Tech-wise, it’s loaded. Ferrari’s Boost Optimization system doesn’t just throw power around—it analyzes a track, calculates the best places to unleash electric boost, and shaves seconds off lap times like it’s playing chess. Drive modes are three—Hybrid, Performance, and Qualify. Each one fine-tuned to unleash just the right amount of insanity, depending on the situation. Full-electric mode is not there. This thing is always awake.
Lightweight, Heavy on Engineering
Ferrari basically built the F80 like a fighter jet. The chassis is asymmetrical carbon-fiber monocoque—letting them keep weight low while still allowing an adjustable seat for the driver. Aluminum front and rear subframes. Carbon-fiber roof. Even the wheels are custom-designed, five-spoke carbon-fiber units, because regular wheels just wouldn’t cut it.
Brakes are Brembo’s latest, greatest CCM-R Plus system. Carbon-ceramic discs that are 100% stronger, 300% more thermally efficient. Matched with Michelin Pilot Sport Cup 2 or 2R tires, and it stops as violently as it accelerates.
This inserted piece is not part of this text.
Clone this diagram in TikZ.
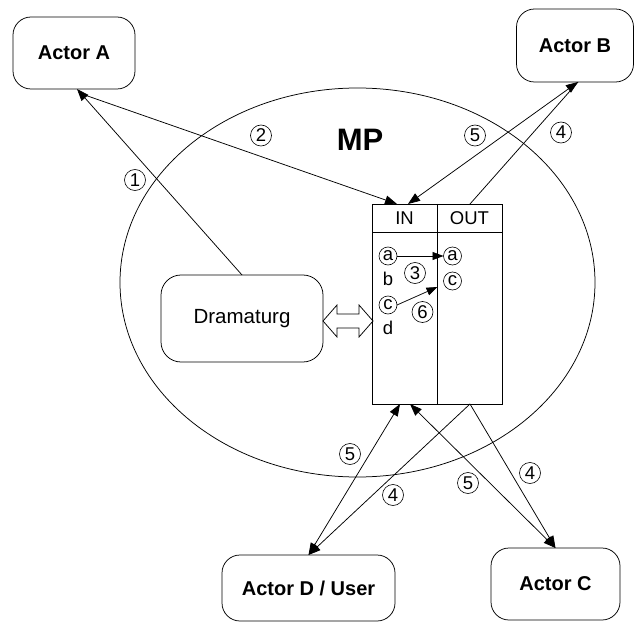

Future-Proofed for Decades
Ferrari’s thinking long-term. The “Ferrari Forever” program guarantees replacement high-voltage batteries for decades. You don’t just buy an F80. You buy a piece of the future that stays ahead, even years down the line.
The Hypercar Throne is Claimed
Ferrari didn’t build a hypercar. They built the hypercar. A machine that doesn’t just match the McLaren W1 or whatever Porsche’s cooking—it obliterates them. F1 tech. Aerodynamics that laugh at physics. Power that makes reality feel slow. And at €3.6 million, it’s not just expensive. It’s history, written in carbon fiber.
LaFerrari was a legend. The Ferrari F80 supercar? This is the next chapter in the story of Ferrari future cars.